5 Things I Learned at World of Concrete 2012

The 2012 World of Concrete was my sixth visit to the concrete industry's largest gathering of contractors, equipment and product manufacturers, and industry experts and educators. There is a lot to soak up at the show — new products, manufacturer news and job story ideas from contractors just to name a few. Here are five things I learned at the show that I would like to share with you.

  1. Asphalt paving no longer has a cost advantage over concrete. According to a new report by Portland Cement Association Chief Economist Ed Sullivan, "Paving, The New Realities," concrete beats asphalt on both initial bid and life-cycle costs. Due to several factors, however, DOTs are not taking advantage of this cost savings. The concrete industry needs to work together to encourage transportation decision makers to look beyond the status quo when making decisions about roadbuilding materials.
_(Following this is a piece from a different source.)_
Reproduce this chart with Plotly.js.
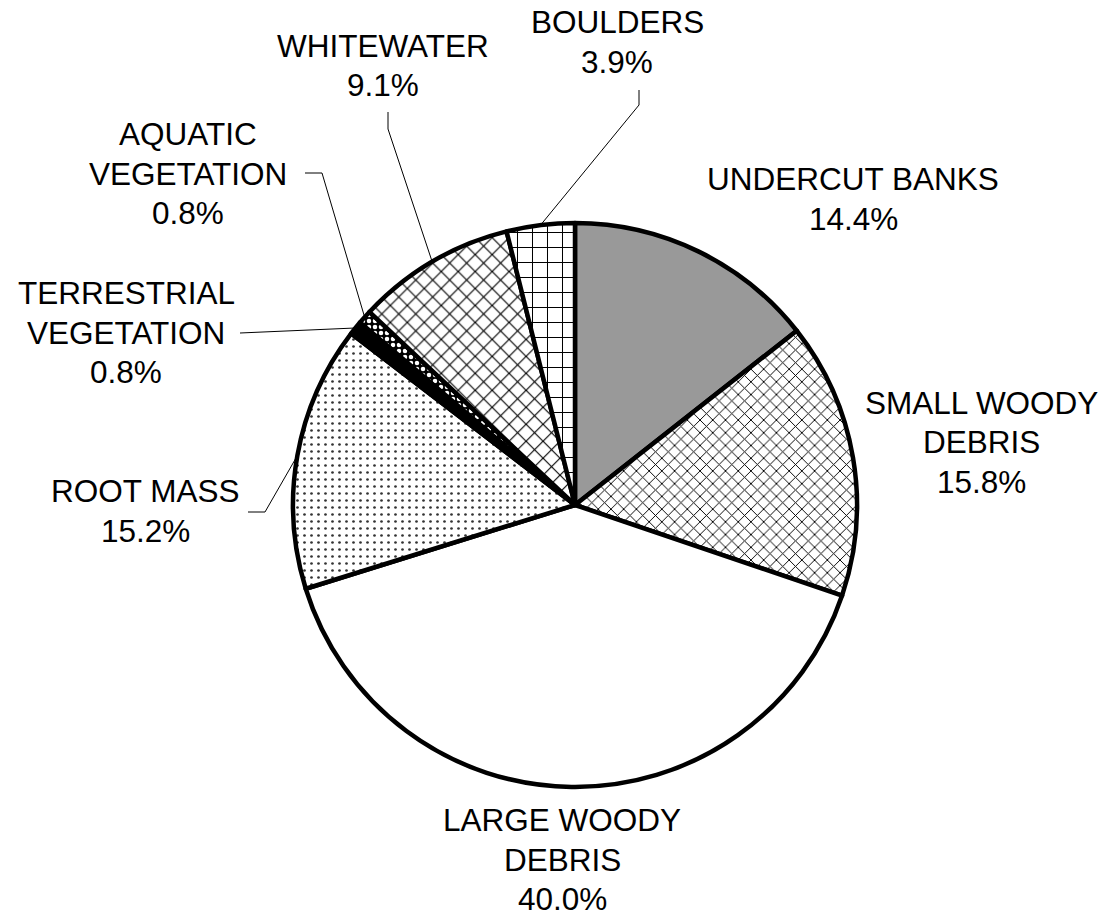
<!DOCTYPE html>
<html>
<head>
<meta charset="utf-8">
<script src="https://cdn.plot.ly/plotly-3.0.1.min.js"></script>
<style>html,body{margin:0;padding:0;background:#fff;}#chart{width:1109px;height:916px;}</style>
</head>
<body>
<div id="chart"></div>
<script>
// ---- data ----
var categories = ["UNDERCUT BANKS", "SMALL WOODY DEBRIS", "LARGE WOODY DEBRIS", "ROOT MASS",
                  "TERRESTRIAL VEGETATION", "AQUATIC VEGETATION", "WHITEWATER", "BOULDERS"];
var labelLines = [["UNDERCUT BANKS"], ["SMALL WOODY", "DEBRIS"], ["LARGE WOODY", "DEBRIS"], ["ROOT MASS"],
                  ["TERRESTRIAL", "VEGETATION"], ["AQUATIC", "VEGETATION"], ["WHITEWATER"], ["BOULDERS"]];
var percents = [14.4, 15.8, 40.0, 15.2, 0.8, 0.8, 9.1, 3.9];

// ---- styles ----
var W = 1109, H = 916;
var cx = 575, cy = 505, R = 282;
var bg = ["#999999", "#ffffff", "#ffffff", "#ffffff", "#000000", "#000000", "#ffffff", "#ffffff"];
var pShape = ["", "x", "", ".", "", ".", "x", "+"];
var pSize = [8, 9, 8, 7, 8, 6, 12, 15];
var pSolid = [0.2, 0.2, 0.2, 0.12, 0.2, 0.45, 0.18, 0.13];
var pFg = ["#000", "#000", "#000", "#333", "#000", "#fff", "#000", "#000"];
var fontSize = 31.5, lineGap = 39.5;

function px(x) { return x / W; }
function py(y) { return 1 - y / H; }

var trace = {
  type: "pie",
  values: percents,
  labels: categories,
  sort: false,
  direction: "clockwise",
  rotation: 0,
  textinfo: "none",
  hoverinfo: "label+percent",
  domain: { x: [px(cx - R), px(cx + R)], y: [py(cy + R), py(cy - R)] },
  marker: {
    colors: bg,
    line: { color: "#000000", width: 4.5 },
    pattern: { shape: pShape, size: pSize, solidity: pSolid, fgcolor: pFg, bgcolor: bg, fillmode: "replace" }
  },
  showlegend: false
};

// mid-angle edge point of each slice (from data)
var total = percents.reduce(function (a, b) { return a + b; }, 0);
var cum = 0, edge = [];
for (var i = 0; i < percents.length; i++) {
  var mid = (cum + percents[i] / 2) / total * 2 * Math.PI;
  edge.push([cx + R * Math.sin(mid), cy - R * Math.cos(mid)]);
  cum += percents[i];
}

// label placement: x centre, y centre of first line
var labelPos = [
  [853, 179], [981, 403], [562, 820], [145, 491],
  [126, 293], [188, 134], [383, 46], [617, 22]
];
var elbows = {
  3: [[248, 512], [265, 512]],
  4: [[240, 333]],
  5: [[305, 173], [322, 173]],
  6: [[388, 112], [388, 129]],
  7: [[639, 90], [639, 105]]
};

var annotations = [];
for (var j = 0; j < categories.length; j++) {
  var lines = labelLines[j].concat([percents[j].toFixed(1) + "%"]);
  lines.forEach(function (t, n) {
    annotations.push({
      xref: "paper", yref: "paper",
      x: px(labelPos[j][0]), y: py(labelPos[j][1] + n * lineGap),
      xanchor: "center", yanchor: "middle",
      text: t,
      showarrow: false,
      font: { family: "Liberation Sans, Arial, sans-serif", size: fontSize, color: "#000" }
    });
  });
}

var shapes = [];
Object.keys(elbows).forEach(function (k) {
  var pts = elbows[k].concat([edge[+k]]);
  var d = "";
  pts.forEach(function (p, n) {
    d += (n === 0 ? "M" : "L") + px(p[0]) + "," + py(p[1]);
  });
  shapes.push({
    type: "path", xref: "paper", yref: "paper", path: d,
    line: { color: "#000", width: 1 }
  });
});

var layout = {
  width: W, height: H,
  margin: { l: 0, r: 0, t: 0, b: 0 },
  paper_bgcolor: "#ffffff",
  plot_bgcolor: "#ffffff",
  annotations: annotations,
  shapes: shapes,
  font: { family: "Liberation Sans, Arial, sans-serif" }
};

Plotly.newPlot("chart", [trace], layout, { displayModeBar: false, staticPlot: true });
</script>
</body>
</html>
  2. Create a contact for yourself in your smartphone. This networking tip offers you a quick and easy way to share your contact information with a potential client. Simply create a contact for yourself in your smartphone, including company name, phone number and email address. You can then share this contact with people you meet and they can receive it in a format that is easy for them to save in their smartphones.
  3. "It's nice to be important, but it's important to be nice." I heard this sage advice from a convention-goer. Remember it, because it pertains to anything you might do in life.
  4. Americans spend 90 percent of their time indoors. Study up on indoor air quality and help your clients — whether they be homeowners, public entities or commercial building owners — understand how they can improve indoor air quality. From a concrete perspective that might include providing information about right-sizing an HVAC system in an insulated concrete structure, or eliminating carpet and tile glues and mastics by installing decorative concrete as a flooring option.
  5. Contractors are feeling optimistic about 2012. Every contractor I spoke to at the show said his or her business is improving. Maybe it's an increase in construction activity, maybe it's the result of other contractors in their market closing doors. Either way, it is encouraging news for the readers of Concrete Contractor magazine.